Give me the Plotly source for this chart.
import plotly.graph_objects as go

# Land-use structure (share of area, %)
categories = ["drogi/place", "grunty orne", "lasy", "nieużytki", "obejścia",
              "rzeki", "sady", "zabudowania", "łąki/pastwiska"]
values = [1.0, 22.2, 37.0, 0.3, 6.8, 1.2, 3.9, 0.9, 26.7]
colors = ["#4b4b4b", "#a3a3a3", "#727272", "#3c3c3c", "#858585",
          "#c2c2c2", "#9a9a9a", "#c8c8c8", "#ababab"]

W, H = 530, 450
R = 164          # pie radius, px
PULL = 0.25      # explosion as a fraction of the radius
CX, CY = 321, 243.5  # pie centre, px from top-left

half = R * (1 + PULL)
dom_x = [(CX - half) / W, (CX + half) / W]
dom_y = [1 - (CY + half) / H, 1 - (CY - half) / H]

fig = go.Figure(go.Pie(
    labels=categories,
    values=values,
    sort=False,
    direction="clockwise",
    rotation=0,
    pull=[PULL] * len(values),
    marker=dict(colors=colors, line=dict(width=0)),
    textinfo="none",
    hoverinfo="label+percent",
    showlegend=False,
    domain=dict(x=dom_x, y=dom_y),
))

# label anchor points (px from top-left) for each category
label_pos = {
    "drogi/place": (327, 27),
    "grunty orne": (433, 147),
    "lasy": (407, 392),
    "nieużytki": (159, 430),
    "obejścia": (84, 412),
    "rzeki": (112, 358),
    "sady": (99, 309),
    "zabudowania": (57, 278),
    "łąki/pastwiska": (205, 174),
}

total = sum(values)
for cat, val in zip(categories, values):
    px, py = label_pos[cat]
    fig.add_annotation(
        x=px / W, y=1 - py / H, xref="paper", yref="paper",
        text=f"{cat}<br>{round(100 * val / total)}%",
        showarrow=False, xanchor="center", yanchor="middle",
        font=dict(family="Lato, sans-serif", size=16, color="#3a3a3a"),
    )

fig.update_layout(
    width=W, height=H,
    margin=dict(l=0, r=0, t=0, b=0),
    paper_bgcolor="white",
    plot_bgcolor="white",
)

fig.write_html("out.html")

.....

◆ YOUR GOAL
Quote every line of the data, word for word.

◆ OUTPUT BELOW
Give me the Plotly source for this chart.
import plotly.graph_objects as go

# Land-use structure (share of area, %)
categories = ["drogi/place", "grunty orne", "lasy", "nieużytki", "obejścia",
              "rzeki", "sady", "zabudowania", "łąki/pastwiska"]
values = [1.0, 22.2, 37.0, 0.3, 6.8, 1.2, 3.9, 0.9, 26.7]
colors = ["#4b4b4b", "#a3a3a3", "#727272", "#3c3c3c", "#858585",
          "#c2c2c2", "#9a9a9a", "#c8c8c8", "#ababab"]

W, H = 530, 450
R = 164          # pie radius, px
PULL = 0.25      # explosion as a fraction of the radius
CX, CY = 321, 243.5  # pie centre, px from top-left

half = R * (1 + PULL)
dom_x = [(CX - half) / W, (CX + half) / W]
dom_y = [1 - (CY + half) / H, 1 - (CY - half) / H]

fig = go.Figure(go.Pie(
    labels=categories,
    values=values,
    sort=False,
    direction="clockwise",
    rotation=0,
    pull=[PULL] * len(values),
    marker=dict(colors=colors, line=dict(width=0)),
    textinfo="none",
    hoverinfo="label+percent",
    showlegend=False,
    domain=dict(x=dom_x, y=dom_y),
))

# label anchor points (px from top-left) for each category
label_pos = {
    "drogi/place": (327, 27),
    "grunty orne": (433, 147),
    "lasy": (407, 392),
    "nieużytki": (159, 430),
    "obejścia": (84, 412),
    "rzeki": (112, 358),
    "sady": (99, 309),
    "zabudowania": (57, 278),
    "łąki/pastwiska": (205, 174),
}

total = sum(values)
for cat, val in zip(categories, values):
    px, py = label_pos[cat]
    fig.add_annotation(
        x=px / W, y=1 - py / H, xref="paper", yref="paper",
        text=f"{cat}<br>{round(100 * val / total)}%",
        showarrow=False, xanchor="center", yanchor="middle",
        font=dict(family="Lato, sans-serif", size=16, color="#3a3a3a"),
    )

fig.update_layout(
    width=W, height=H,
    margin=dict(l=0, r=0, t=0, b=0),
    paper_bgcolor="white",
    plot_bgcolor="white",
)

fig.write_html("out.html")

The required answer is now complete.